O desfavorecimento ao teísmo tradicional

O argumento exposto não deve ser visto como uma refutação direta ao teísmo tradicional. Ele é melhor visto como sendo somente um argumento desfavorável a ele na medida em que permite explicar a existência do “estado de coisas que inclui todos os outros estados de coisas” sem apelar para um Deus que transcende os seres particulares em sentido forte, o qual não existiria de forma física e nem natural. Diante disso, não é necessário multiplicar o número de entidades existentes para explicar a existência do “estado de coisas que inclui todos os outros estados de coisas”, o que probabilisticamente a priori fornece menores chances de erro, uma vez que, a priori, quanto menos elementos um modelo explicativo possui, menor é a probabilidade de ele estar errado. Essa simplicidade é uma virtude que favorece o panenteísmo aqui proposto em detrimento do teísmo tradicional.

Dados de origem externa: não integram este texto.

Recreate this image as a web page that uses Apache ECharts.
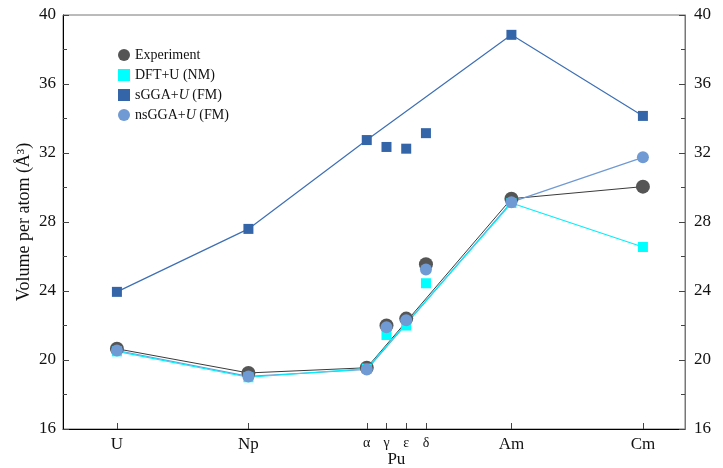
<!DOCTYPE html>
<html><head><meta charset="utf-8">
<script src="https://cdn.jsdelivr.net/npm/echarts@6/dist/echarts.min.js"></script>
<style>html,body{margin:0;padding:0;background:#fff}#c{width:723px;height:468px}</style>
</head><body><div id="c"></div>
<script>
const xPos = [1, 2, 2.9, 3.05, 3.2, 3.35, 4, 5];
const xLabels = ['U', 'Np', 'α', 'γ', 'ε', 'δ', 'Am', 'Cm'];
const experiment = [20.65, 19.25, 19.55, 22.0, 22.4, 25.55, 29.35, 30.05];
const dftU = [20.5, 19.0, 19.5, 21.45, 22.0, 24.45, 29.1, 26.55];
const sGGA = [23.95, 27.6, 32.75, 32.35, 32.25, 33.15, 38.85, 34.15];
const nsGGA = [20.55, 19.05, 19.45, 21.9, 22.3, 25.25, 29.15, 31.75];
const lineIdx = [0, 1, 2, 6, 7];
const puLabel = 'Pu';
const puPos = 3.125;

const pts = arr => xPos.map((x, i) => [x, arr[i]]);
const linePts = arr => lineIdx.map(i => [xPos[i], arr[i]]);
const FONT = 'Liberation Serif';
const greek = new Set(['α', 'γ', 'ε', 'δ']);

const chart = echarts.init(document.getElementById('c'));
const xCommon = {type: 'value', min: 0.59, max: 5.32, splitLine: {show: false}};
chart.setOption({
  animation: false,
  grid: {left: 63, right: 38, top: 15, bottom: 35, show: true, borderColor: '#777', borderWidth: 1, containLabel: false},
  legend: {
    orient: 'vertical', left: 113, top: 42, itemGap: 4, itemWidth: 12, itemHeight: 12,
    textStyle: {fontFamily: FONT, fontSize: 14, lineHeight: 16, color: '#111', rich: {i: {fontFamily: FONT, fontSize: 14, lineHeight: 16, fontStyle: 'italic', color: '#111'}}},
    formatter: n => n.replace('+U', '+{i|U}').replace('DFT+{i|U}', 'DFT+U'),
    data: [
      {name: 'Experiment', icon: 'circle'},
      {name: 'DFT+U (NM)', icon: 'rect'},
      {name: 'sGGA+U (FM)', icon: 'rect'},
      {name: 'nsGGA+U (FM)', icon: 'circle'}
    ]
  },
  xAxis: [
    Object.assign({}, xCommon, {
      position: 'bottom',
      axisLine: {show: true, lineStyle: {color: '#000', width: 1}},
      axisTick: {show: true, inside: true, length: 6, customValues: xPos, lineStyle: {color: '#444'}},
      axisLabel: {
        customValues: xPos, margin: 7, color: '#111', fontFamily: FONT, fontSize: 17,
        formatter: v => { const i = xPos.findIndex(p => Math.abs(p - v) < 1e-6); const t = i >= 0 ? xLabels[i] : ''; return greek.has(t) ? '{g|' + t + '}' : t; },
        rich: {g: {fontFamily: FONT, fontSize: 14, color: '#111'}}
      }
    }),
    Object.assign({}, xCommon, {
      position: 'bottom', axisLine: {show: false}, axisTick: {show: false},
      axisLabel: {customValues: [puPos], margin: 22, color: '#111', fontFamily: FONT, fontSize: 17, formatter: () => puLabel}
    })
  ],
  yAxis: [
    {
      type: 'value', min: 16, max: 40, interval: 4, position: 'left',
      name: 'Volume per atom (Å³)', nameLocation: 'middle', nameGap: 30, nameMoveOverlap: false,
      nameTextStyle: {fontFamily: FONT, fontSize: 18, color: '#111'},
      axisLine: {show: true, lineStyle: {color: '#000'}},
      axisTick: {show: true, inside: true, length: 6, lineStyle: {color: '#444'}},
      minorTick: {show: true, splitNumber: 2, length: 4, lineStyle: {color: '#444'}},
      axisLabel: {margin: 7, color: '#111', fontFamily: FONT, fontSize: 17},
      splitLine: {show: false}
    },
    {
      type: 'value', min: 16, max: 40, interval: 4, position: 'right',
      axisLine: {show: true, lineStyle: {color: '#777'}},
      axisTick: {show: true, inside: true, length: 6, lineStyle: {color: '#444'}},
      minorTick: {show: true, splitNumber: 2, length: 4, lineStyle: {color: '#444'}},
      axisLabel: {margin: 9, color: '#111', fontFamily: FONT, fontSize: 17},
      splitLine: {show: false}
    }
  ],
  series: [
    {type: 'line', data: linePts(experiment), symbol: 'none', lineStyle: {color: '#3a3a3a', width: 1}, z: 1},
    {type: 'line', data: linePts(sGGA), symbol: 'none', lineStyle: {color: '#3d6fb5', width: 1.2}, z: 1},
    {type: 'line', data: linePts(nsGGA), symbol: 'none', lineStyle: {color: '#6f9ad3', width: 1.2}, z: 1},
    {type: 'line', data: linePts(dftU), symbol: 'none', lineStyle: {color: '#00f0ff', width: 1.2}, z: 1},
    {name: 'Experiment', type: 'scatter', data: pts(experiment), symbol: 'circle', symbolSize: 14, itemStyle: {color: '#555', opacity: 1}, z: 3},
    {name: 'DFT+U (NM)', type: 'scatter', data: pts(dftU), symbol: 'rect', symbolSize: 10, itemStyle: {color: '#00ffff', opacity: 1}, z: 4},
    {name: 'sGGA+U (FM)', type: 'scatter', data: pts(sGGA), symbol: 'rect', symbolSize: 10, itemStyle: {color: '#3465a8', opacity: 1}, z: 4},
    {name: 'nsGGA+U (FM)', type: 'scatter', data: pts(nsGGA), symbol: 'circle', symbolSize: 12, itemStyle: {color: '#6f9ad3', opacity: 1}, z: 5}
  ]
});
</script></body></html>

Outro ponto importante é que aqui foi demonstrado que há um arcabouço conceitual que torna menos óbvio o tratamento do “estado de coisas que inclui todos os estados de coisas contingentes” como algo a priori contingente. O teísta tradicional precisará de esforços ainda maiores para contornar isso, o que torna mais problemático o apelo ao Deus do teísmo tradicional como explicação para a existência do Universo no contexto do argumento cosmológico da contingência.

Conclusão

Baseado nesse argumento cosmológico da contingência, um naturalista pode tranquilamente “acreditar em Deus”, contudo, não em sentido tradicional. O mais importante dessa visão é enriquecer a perspectiva da existência de um naturalista frente ao mundo, permitindo-lhe sentir que está fazendo parte de algo “maior” que se encaixa na descrição daquilo que as pessoas estão dispostas a chamar de Deus.